Понимается всегда не отдельное слово, а текст, в котором слова взаимно ограничивают друг друга и редуцируют свои значения до представлений.

Примером такой контекстуальной редукции для слова огонь может служить следующее предложение из сказки братьев Гримм: «Тут солдат хорошенько осмотрелся: вокруг в аду стояли котлы, и под ними горел сильный огонь, а внутри варилось что-то и клокотало». Сначала указание места (в аду) исключает все огни, которые не являются адскими огнями; затем эпитет сильный исключает все адские огни, которые не являются сильными; остальные слова предложения также способствуют конкретизации значения слова огонь. Этому способствует и текст всей сказки, так что в воображении читателя слова прочно связываются с имеющимся у него представлением об адском огне[341].

«Излишне спорить о том, что первично — слово или текст (предложение), — отмечает Х.Вайнрих. — Прежде всего и всегда есть слово в тексте. И если когда-либо существовала первичная интерпретация мира с помощью слов отдельных языков, то в тексте она давно устарела. Мы не рабы слов, потому что мы хозяева текста.
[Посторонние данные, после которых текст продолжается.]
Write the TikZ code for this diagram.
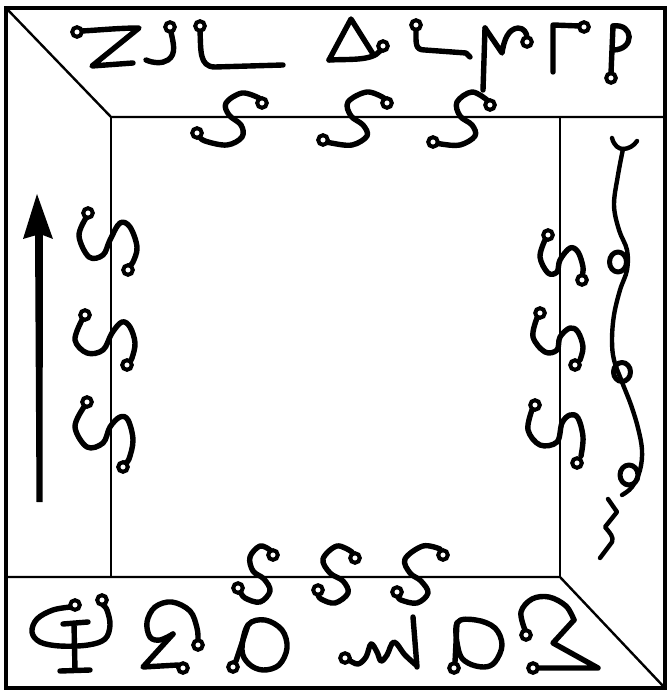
\documentclass[tikz,border=0pt]{standalone}
\begin{document}
\begin{tikzpicture}[x=1pt,y=-1pt,
  frame/.style={line width=4.5pt},
  inner/.style={line width=2.4pt},
  glyph/.style={line width=5.4pt,line cap=round,line join=round},
  wave/.style={line width=4.4pt,line cap=round,line join=round},
  ring/.style={line width=4pt,fill=white}]
\newcommand\ringdot[1]{\draw[ring] (#1) circle (4.8);}
\useasboundingbox (0,0) rectangle (671,692);
\fill[white] (0,0) rectangle (671,692);
% frame
\draw[frame] (6,8) rectangle (665,688);
\draw[inner] (7,9) -- (111,117) -- (665,117);
\draw[inner] (111,117) -- (111,577);
\draw[inner] (560,117) -- (560,577);
\draw[inner] (6,577) -- (560,577) -- (664,687);
% arrow
\fill (37,194) -- (53,239) -- (40,234) -- (23,239) -- cycle;
\fill (35,232) -- (43,232) -- (42.5,502) -- (36.5,502) -- cycle;
% ---- top band glyphs
\draw[glyph] (82,31) .. controls (100,30) and (120,28) .. (139,28) -- (92,66) -- (133,63);
\ringdot{77,32}
\draw[glyph] (171,32) .. controls (173,42) and (177,54) .. (168,60) .. controls (162,64) and (153,63) .. (146,60);
\ringdot{170,27}
\draw[glyph] (200,31) .. controls (201,50) and (199,67) .. (215,67) -- (283,65);
\ringdot{200,26}
\draw[glyph] (329,60) -- (351,19) -- (373,54);
\draw[glyph] (329,60) .. controls (350,59) and (372,61) .. (380,51);
\ringdot{383,46}
\draw[glyph] (416,30) .. controls (416,44) and (415,50) .. (425,50) -- (466,53) -- (470,57);
\ringdot{416,25}
\draw[glyph] (485,28) -- (483,90);
\draw[glyph] (485,28) -- (502,53) .. controls (504,40) and (508,29) .. (518,28) .. controls (524,28) and (527,33) .. (527,38);
\ringdot{527,42}
\draw[glyph] (553,72) -- (553,25) -- (580,26);
\ringdot{584,27}
\draw[glyph] (613,26) -- (611,73);
\draw[glyph] (613,26) .. controls (634,23) and (635,50) .. (613,50);
\ringdot{611,78}
% ---- top S glyphs
\draw[glyph] plot[smooth,tension=0.6] coordinates {(259,98) (242,93) (226,103) (229,115) (241,125) (242,137) (227,145) (205,141) (199,136)};
\ringdot{262,103}\ringdot{197,133}
\draw[glyph] plot[smooth,tension=0.6] coordinates {(384,98) (367,92) (348,102) (351,116) (363,125) (367,136) (352,145) (331,143) (325,141)};
\ringdot{387,103}\ringdot{323,140}
\draw[glyph] plot[smooth,tension=0.6] coordinates {(487,100) (472,92) (457,102) (460,116) (472,125) (475,136) (460,145) (441,144) (435,142)};
\ringdot{490,105}\ringdot{433,142}
% ---- bottom S glyphs
\draw[glyph] plot[smooth,tension=0.6] coordinates {(270,550) (260,546) (250,557) (253,571) (264,579) (270,591) (260,602) (245,598) (240,591)};
\ringdot{273,555}\ringdot{238,588}
\draw[glyph] plot[smooth,tension=0.6] coordinates {(352,552) (337,546) (323,559) (330,573) (343,581) (348,593) (335,603) (321,599) (318,594)};
\ringdot{355,558}\ringdot{318,590}
\draw[glyph] plot[smooth,tension=0.6] coordinates {(440,549) (423,546) (405,559) (410,573) (421,581) (428,593) (417,603) (401,600) (398,596)};
\ringdot{443,555}\ringdot{397,592}
% ---- left S glyphs
\draw[glyph] plot[smooth,tension=0.6] coordinates {(86,218) (79,236) (89,257) (103,255) (110,240) (120,223) (130,227) (137,247) (133,262) (129,266)};
\ringdot{88,213}\ringdot{128,270}
\draw[glyph] plot[smooth,tension=0.6] coordinates {(82,320) (75,340) (87,353) (103,350) (112,333) (122,322) (130,327) (135,343) (132,358) (129,362)};
\ringdot{85,315}\ringdot{127,365}
\draw[glyph] plot[smooth,tension=0.6] coordinates {(84,407) (75,427) (87,447) (103,443) (110,427) (120,417) (128,420) (133,440) (129,459) (125,463)};
\ringdot{87,402}\ringdot{123,467}
% ---- right S glyphs
\draw[glyph] plot[smooth,tension=0.6] coordinates {(545,240) (540,257) (548,273) (557,272) (560,260) (570,248) (578,252) (583,267) (582,276)};
\ringdot{548,235}\ringdot{582,280}
\draw[glyph] plot[smooth,tension=0.6] coordinates {(537,318) (533,337) (545,352) (557,350) (560,337) (570,328) (578,332) (583,347) (580,360)};
\ringdot{540,313}\ringdot{575,365}
\draw[glyph] plot[smooth,tension=0.6] coordinates {(532,410) (528,430) (540,445) (557,442) (562,423) (570,415) (578,418) (583,437) (581,456)};
\ringdot{535,405}\ringdot{577,463}
% ---- right wavy line
\draw[wave] (612,138) .. controls (614,146) and (619,149) .. (623,149) .. controls (628,149) and (634,146) .. (637,141);
\draw[wave] plot[smooth,tension=0.6] coordinates {(623,149) (618,175) (614,205) (619,230) (627,250) (627,270) (620,290) (614,315) (612,340) (614,360) (622,382) (631,405) (638,428) (642,450) (640,470) (632,487) (622,495)};
\draw[wave,line width=5pt] (618,262) ellipse (8.5 and 10);
\draw[wave,line width=5pt] (622,372) ellipse (8.5 and 9.5);
\draw[wave,line width=5pt] (629,475) ellipse (9 and 10);
\draw[wave] (608,499) -- (617,512) -- (605,527) .. controls (610,533) and (614,537) .. (612,542) -- (600,558);
% ---- bottom band glyphs
\draw[glyph] plot[smooth,tension=0.6] coordinates {(71,607) (53,610) (37,619) (32,632) (40,642) (60,646) (88,645) (105,639) (110,625) (107,610) (103,605)};
\ringdot{75,605}\ringdot{102,600}
\draw[glyph] (63,624) -- (88,622);
\draw[glyph] (74,624) -- (75,670);
\draw[glyph] (60,671) -- (90,670);
\draw[glyph] plot[smooth,tension=0.6] coordinates {(198,640) (197,628) (190,611) (172,602) (155,607) (147,622) (150,637) (160,640) (173,634)};
\draw[glyph] (173,634) -- (143,667) -- (178,665);
\ringdot{198,645}\ringdot{183,668}
\draw[glyph] (236,661) -- (248,625);
\draw[glyph] plot[smooth cycle,tension=0.6] coordinates {(248,625) (265,620) (282,630) (287,648) (279,665) (263,670) (249,664) (242,650)};
\ringdot{233,667}
\draw[glyph] plot[smooth,tension=0.6] coordinates {(349,660) (358,664) (366,657) (371,644) (377,652) (381,661) (387,655) (394,642) (405,655) (416,665)};
\draw[glyph] (413,617) -- (417,667);
\ringdot{345,658}
\draw[glyph] (455,662) -- (457,623);
\draw[glyph] plot[smooth cycle,tension=0.6] coordinates {(457,623) (476,620) (495,628) (502,645) (495,662) (484,667) (468,663) (459,652)};
\ringdot{454,668}
\draw[glyph] plot[smooth,tension=0.6] coordinates {(525,630) (521,612) (532,599) (549,597) (566,606) (574,620)};
\draw[glyph] (574,620) -- (553,643) -- (598,668) -- (538,668);
\ringdot{526,635}\ringdot{533,668}
\end{tikzpicture}
\end{document}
Излишне также жаловаться, что языки в принципе непереводимы. Немецкое слово Gemut уклоняется от перевода, равно как и французское esprit или американское business. Дилетантские аргументы такого рода столь же ничтожны, сколь и досадны. Слова Feuer, rue, car тоже не переводятся. Но нам вовсе и незачем переводить слова. Мы должны переводить предложения и тексты. Не беда, что значения слов при переходе от одного языка к другому обычно не совпадают. В тексте это все равно зависит только от представлений, а их можно сделать подходящими, требуется подобрать лишь соответствующий контекст. Поэтому тексты принципиально переводимы. Являются ли тогда переводы ложью? Здесь можно придерживаться следующего правила: переведенные слова лгут всегда, переведенные тексты — только в тех случаях, когда они плохо переведены»[342].